Six in 10 CIOs will be evaluated "by their ability to co-create new business models and outcomes through extensive enterprise and ecosystem-wide collaboration," according to IDC.
This means that people who work in IT organizations have an incredibly exciting opportunity. They've moved from techies behind the scenes to a core role in driving the business. CIOs need to be vocal evangelists about what this change means for every IT team member. When people understand the purpose of their work, they are far more likely to be all in — and to stay.
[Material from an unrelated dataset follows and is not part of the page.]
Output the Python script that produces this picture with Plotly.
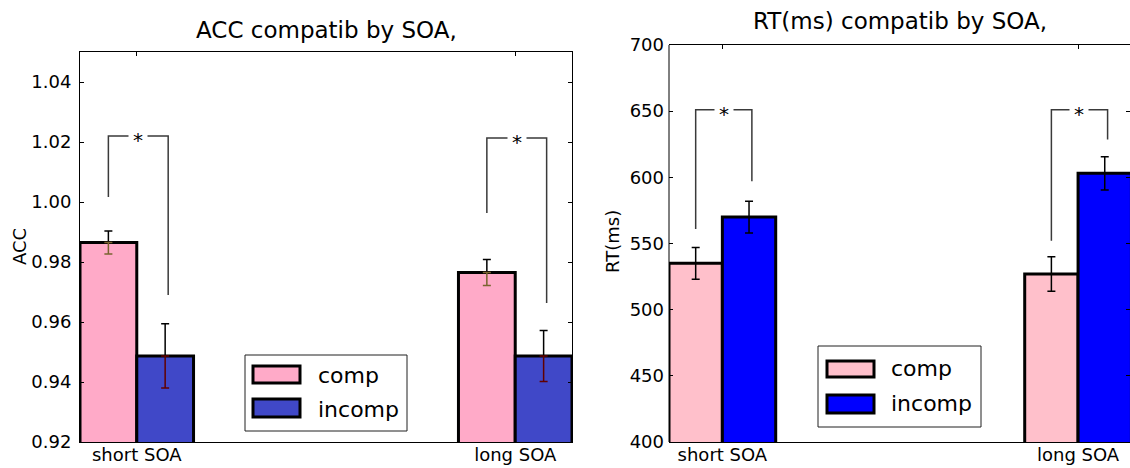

4. Draw the connection between IT work and customers
Historically, sales and product people have been the ones to interact with customers at most companies, then they hand the requirements for products to IT. But the more modern approach is for tech leaders to have a seat at the table – if not meeting directly with customers, at least collaborating more closely with product, sales and marketing teams to truly produce what the market wants.
Many CIOs have shifted their attitude from "how do I help the sales guy make more revenue?" to "how do we all work together to make money for the company?"
This closer connection to the customer feeds into a key aspect of employee satisfaction: clear understanding of mission. It's in our nature to want to grasp at a gut level why what we do is important and how it can help our own growth. If a CIO wants to keep a valued employee, cultivating a culture that constantly drives home the direct customer-focused mission of IT can go a long way.